Tardé dos horas recorriendo los 12 kilómetros que hay del trabajo a mi casa. Algo sucedió la tarde del jueves: lo mismo que ocurrió la tarde del lunes, del martes, del miércoles y del viernes. La gente se mueve por las carreteras.
Lo cierto es que cuando ya estaba llegando al cruce de San Miguel me ataqué a llorar. El bus pasó casi rozando mi carro, el del Toyota hizo todo lo posible para no darme campo y el Suzuki de atrás pitaba a más no poder. Para peores, mi vejiga no podía más, las tremendas ganas de orinar hacían que hasta me doliera meter el clutch.
Solo quería apagar el motor. Bajarme. Gritar. Orinar ahí mismo. Detener el tránsito con mi espectáculo. Dejar el carro botado y seguir a pie hasta mi casa.
Las calles de nuestra ciudad colapsaron.
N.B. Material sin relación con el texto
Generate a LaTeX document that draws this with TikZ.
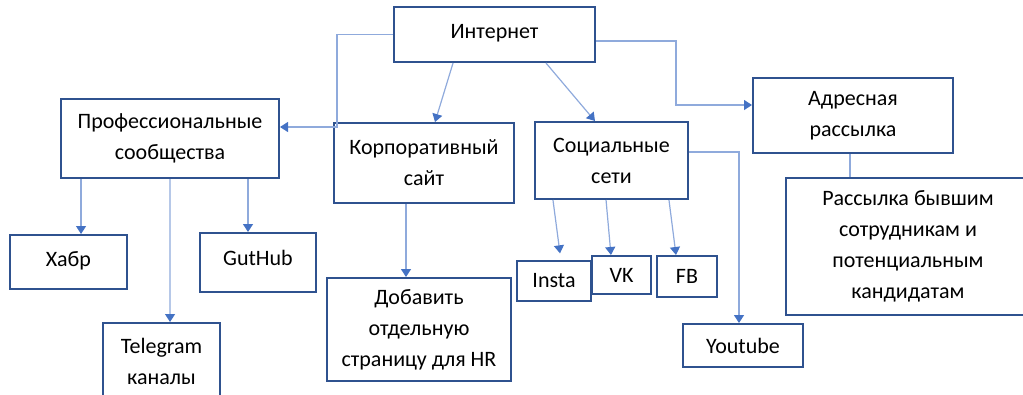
\documentclass[tikz,border=0pt]{standalone}
\usepackage{fontspec}
\setmainfont{Carlito}
\usetikzlibrary{arrows.meta}

\definecolor{boxblue}{RGB}{47,82,143}
\definecolor{linkblue}{RGB}{143,170,220}
\definecolor{tipblue}{RGB}{68,114,196}

\tikzset{every picture/.style={line width=0.75pt}}
\tikzset{
  box/.style={draw=boxblue, line width=1.5pt, fill=white, align=center, inner sep=0pt,
    font=\fontsize{16.5}{23.25}\selectfont},
  link/.style={draw=linkblue, line width=0.9pt},
  arrowlink/.style={link, -{Triangle[width=7.5pt,length=6pt,color=tipblue]}}
}

\begin{document}
\begin{tikzpicture}[x=0.75pt,y=0.75pt,yscale=-1,xscale=1]
\useasboundingbox (0,0) rectangle (1023,394);
\clip (0,0) rectangle (1023,394);

%Boxes
\node [box, minimum width=150.75pt, minimum height=41.25pt, text depth=5pt] (inet) at (494.5,34.5) {Интернет};
\node [box, minimum width=163.5pt, minimum height=59.25pt] (prof) at (170,138.5) {Профессиональные\\сообщества};
\node [box, minimum width=87.75pt, minimum height=40.5pt, text depth=5pt] (habr) at (68.5,262) {Хабр};
\node [box, minimum width=87pt, minimum height=44.25pt, text depth=7pt] (github) at (258,262.5) {GutHub};
\node [box, minimum width=87.75pt, minimum height=57.75pt] (telegram) at (161.5,361.5) {Telegram\\каналы};
\node [box, minimum width=135pt, minimum height=60pt] (korp) at (424,163) {Корпоративный\\сайт};
\node [box, minimum width=138pt, minimum height=77.25pt] (dobav) at (419,329.5) {Добавить\\отдельную\\страницу для HR};
\node [box, minimum width=114.75pt, minimum height=57.75pt] (social) at (611.5,160.5) {Социальные\\сети};
\node [box, minimum width=55.5pt, minimum height=30pt] (insta) at (554,281) {Insta};
\node [box, minimum width=44.25pt, minimum height=28.5pt] (vk) at (621.5,275) {VK};
\node [box, minimum width=45pt, minimum height=30.75pt] (fb) at (687,276.5) {FB};
\node [box, minimum width=90pt, minimum height=32.25pt] (youtube) at (743,345.5) {Youtube};
\node [box, minimum width=150pt, minimum height=56.25pt] (adres) at (853,115.5) {Адресная\\рассылка};
\node [box, minimum width=183pt, minimum height=102.75pt] (mailing) at (908,246.5) {Рассылка бывшим\\сотрудникам и\\потенциальным\\кандидатам};

%Bends
\coordinate (profbend) at (337,127);
\coordinate (adresbend) at (676,105);

%Connectors from Интернет
\draw [arrowlink] (inet.west) -| (profbend) -- (profbend -| prof.east);
\draw [arrowlink] ([xshift=-31.1pt]inet.south) -- ([xshift=8.25pt]korp.north);
\draw [arrowlink] ([xshift=38.6pt]inet.south) -- ([xshift=-12.4pt]social.north);
\draw [arrowlink] ([yshift=4.9pt]inet.east) -| (adresbend) -- (adresbend -| adres.west);

%Connectors from Профессиональные сообщества
\draw [arrowlink] ([xshift=9.4pt]prof.south west -| habr.north) -- ([xshift=9.4pt]habr.north);
\draw [arrowlink] ([xshift=-7.5pt]prof.south west -| github.north) -- ([xshift=-7.5pt]github.north);
\draw [arrowlink] (prof.south) -- ([xshift=6.4pt]telegram.north);

%Connector from Корпоративный сайт
\draw [arrowlink] ([xshift=-13.5pt]korp.south) -- ([xshift=-9.75pt]dobav.north);

%Connectors from Социальные сети
\draw [arrowlink] ([xshift=-43.9pt]social.south) -- ([xshift=4.5pt,yshift=-5pt]insta.north);
\draw [arrowlink] ([xshift=-4.1pt]social.south) -- ([xshift=-7.9pt]vk.north);
\draw [arrowlink] ([xshift=43.1pt]social.south) -- ([xshift=-8.25pt]fb.north);
\draw [arrowlink] ([yshift=-6.4pt]social.east) -| ([xshift=-3pt]youtube.north);

%Адресная рассылка
\draw [link] ([xshift=-2.25pt]adres.south) -- ([xshift=-2.25pt]adres.south |- mailing.north);

\end{tikzpicture}
\end{document}
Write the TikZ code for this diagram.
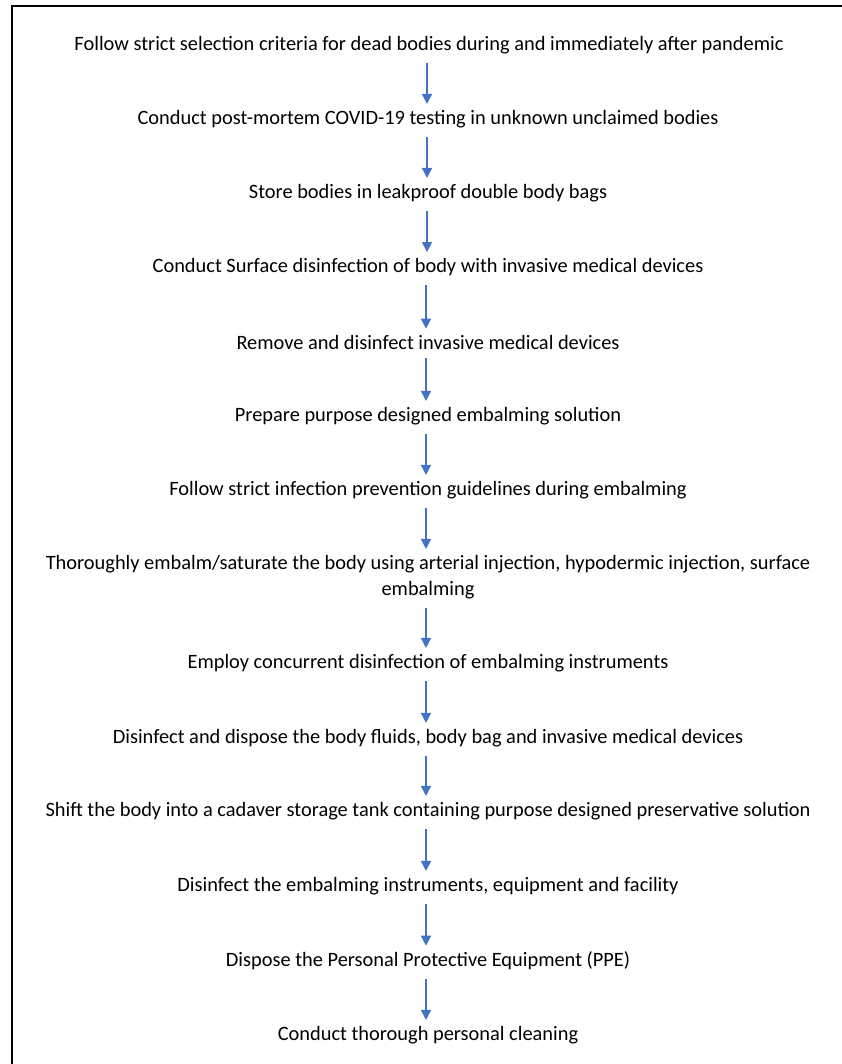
\documentclass[tikz,border=0pt]{standalone}
\usepackage{fontspec}
\setmainfont{Carlito}
\usetikzlibrary{arrows.meta}
\definecolor{flecha}{HTML}{4472C4}
\begin{document}
\begin{tikzpicture}[x=1pt, y=-1pt,
    paso/.style={inner xsep=0pt, inner ysep=6pt, align=center, font=\fontsize{20.4}{26}\selectfont},
    flujo/.style={-{Triangle[width=10pt,length=10pt]}, line width=1.5pt, shorten <=3pt, flecha}]
    % Marco
    \useasboundingbox (0,0) rectangle (842,1064);
    \draw[line width=1.8pt] (12,1064) -- (12,6) -- (842,6);

    % Pasos
    \node[paso] (p1) at (429,45) {Follow strict selection criteria for dead bodies during and immediately after pandemic};
    \node[paso] (p2) at (428,119) {Conduct post-mortem COVID-19 testing in unknown unclaimed bodies};
    \node[paso] (p3) at (428,193) {Store bodies in leakproof double body bags};
    \node[paso] (p4) at (428,267) {Conduct Surface disinfection of body with invasive medical devices};
    \node[paso] (p5) at (428,342) {Remove and disinfect invasive medical devices};
    \node[paso] (p6) at (428,416) {Prepare purpose designed embalming solution};
    \node[paso] (p7) at (428,490) {Follow strict infection prevention guidelines during embalming};
    \node[paso] (p8) at (428,577) {Thoroughly embalm/saturate the body using arterial injection, hypodermic injection, surface\\embalming};
    \node[paso] (p9) at (428,663) {Employ concurrent disinfection of embalming instruments};
    \node[paso] (p10) at (428,738) {Disinfect and dispose the body fluids, body bag and invasive medical devices};
    \node[paso] (p11) at (428,811) {Shift the body into a cadaver storage tank containing purpose designed preservative solution};
    \node[paso] (p12) at (428,886) {Disinfect the embalming instruments, equipment and facility};
    \node[paso] (p13) at (428,961) {Dispose the Personal Protective Equipment (PPE)};
    \node[paso] (p14) at (428,1035) {Conduct thorough personal cleaning};

    % Flechas
    \draw[flujo] (p1.south -| 427,0) -- (p2.north -| 427,0);
    \draw[flujo] (p2.south -| 427,0) -- (p3.north -| 427,0);
    \draw[flujo] (p3.south -| 427,0) -- (p4.north -| 427,0);
    \draw[flujo] (p4.south -| 426,0) -- (p5.north -| 426,0);
    \draw[flujo] (p5.south -| 426,0) -- (p6.north -| 426,0);
    \draw[flujo] (p6.south -| 426,0) -- (p7.north -| 426,0);
    \draw[flujo] (p7.south -| 426,0) -- (p8.north -| 426,0);
    \draw[flujo] (p8.south -| 426,0) -- (p9.north -| 426,0);
    \draw[flujo] (p9.south -| 426,0) -- (p10.north -| 426,0);
    \draw[flujo] (p10.south -| 426,0) -- (p11.north -| 426,0);
    \draw[flujo] (p11.south -| 426,0) -- (p12.north -| 426,0);
    \draw[flujo] (p12.south -| 426,0) -- (p13.north -| 426,0);
    \draw[flujo] (p13.south -| 426,0) -- (p14.north -| 426,0);
\end{tikzpicture}
\end{document}
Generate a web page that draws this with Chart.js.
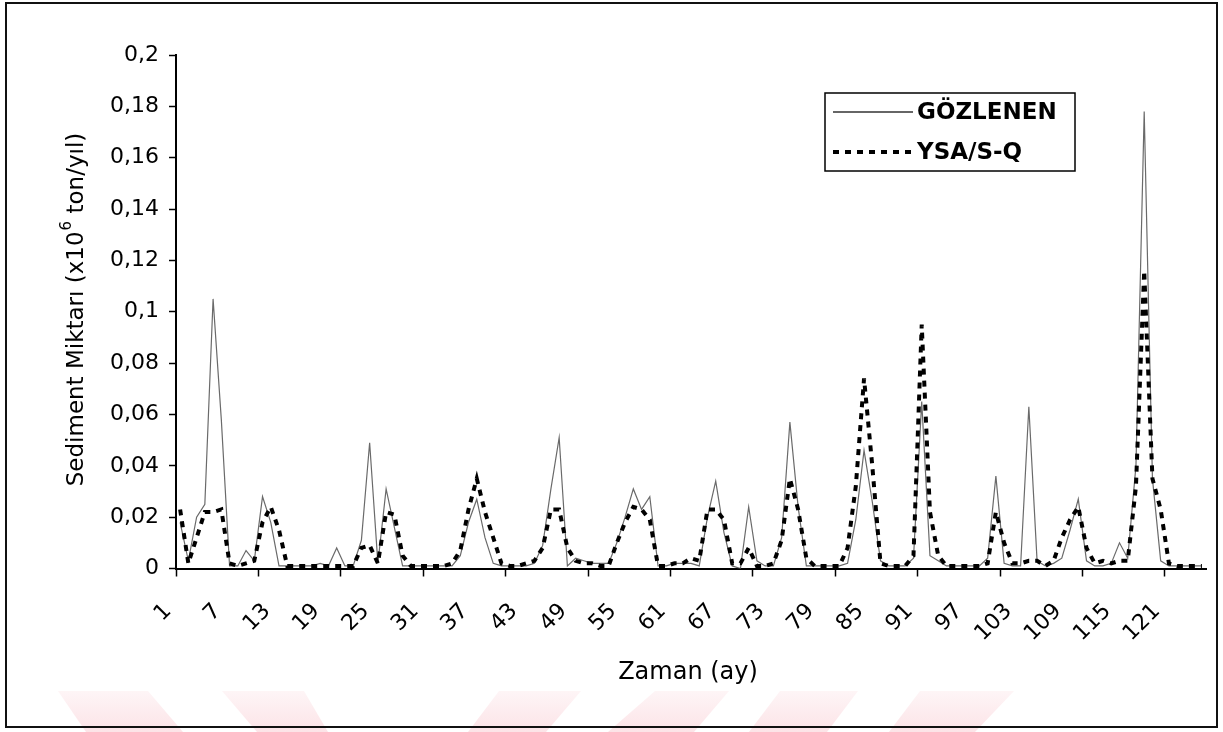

He perdido minutos, horas, que podría haber pasado con mis perros, o conversando con mi mamá, tomando café con mi papá. Paso mucho tiempo metida en el carro escuchando música clásica a ver si acaso neutralizo los madrazos que más de una vez me han lanzado desde la ventana de otro auto.
Ese tipo que me gritó “malparida” (porque no hice el alto lo suficientemente rápido), bien podría ser mi vecino, mi compañero de trabajo, mi futuro suegro, el señor amable de la cafetería. Tras el volante somos otros. En Costa Rica, no conozco un lugar más hostil que las calles.
La Gran Área Metropolitana (GAM) abarca únicamente el 4 % del territorio nacional; sin embargo, alberga a casi el 60 % de la población. Ese 60 % se pelea por un pedacito de asfalto donde transitar. En este trozo de Costa Rica se concentran muchas actividades laborales, de salud y de educación..., y todos batallamos por llegar a tiempo a nuestras obligaciones en medio del caos vial.
Alternativas hay; malas, pero hay. Ustedes no tienen idea lo mucho que admiro a mi amiga Andrea que va al trabajo (desde Tres Ríos hasta Tibás) en bicicleta. Ida y vuelta. Yo con la bici tengo un problema: la última vez que lo intenté, un camión me orilló tanto que casi caigo a una quebrada; luego de eso, un mae me gritó lo rico que debía de estar mi zona íntima vaginal toda sudada (por supuesto que el imbécil usó otras palabras más soeces). Entonces, desistí de ese hermoso medio de transporte.
Ahora procuro dejar cada vez más el carro en el garaje y trasladarme en bus. A mí me encantan los buses de Desamparados porque tienen una pantallita donde van poniendo videos de recetas de cocina y otras informaciones, pero me da algo de temor cuando me toca esperar en una parada oscura y solitaria. He escuchado más de una historia de asaltos bajo esas circunstancias.
La inseguridad nos hace aislarnos, meternos en un carro donde solo viaja el chofer, generar más contaminación y más filas interminables para entrar a las rotondas. Estrés, vejigas que explotan, personas que rompen en ira o que, como yo, rompen en llanto.
Perdemos demasiado tiempo valioso que podríamos haber aprovechado con nuestras familias, perdemos tiempo productivo, perdemos horas de sueño. Los libros que he dejado de leer.
A todo esto se le llama deseconomía urbana y es producto de un crecimiento urbano descontrolado, insuficiente espacio vial, carencia de infraestructura vial adecuada, transporte público ineficiente, crecimiento de la flota vehicular e inseguridad ciudadana.
Costa Rica pierde tiempo, pierde plata, gana pacientes en la Caja de Seguro Social, pierde vidas porque siempre hay un loco que en medio del caos saca un arma y dispara.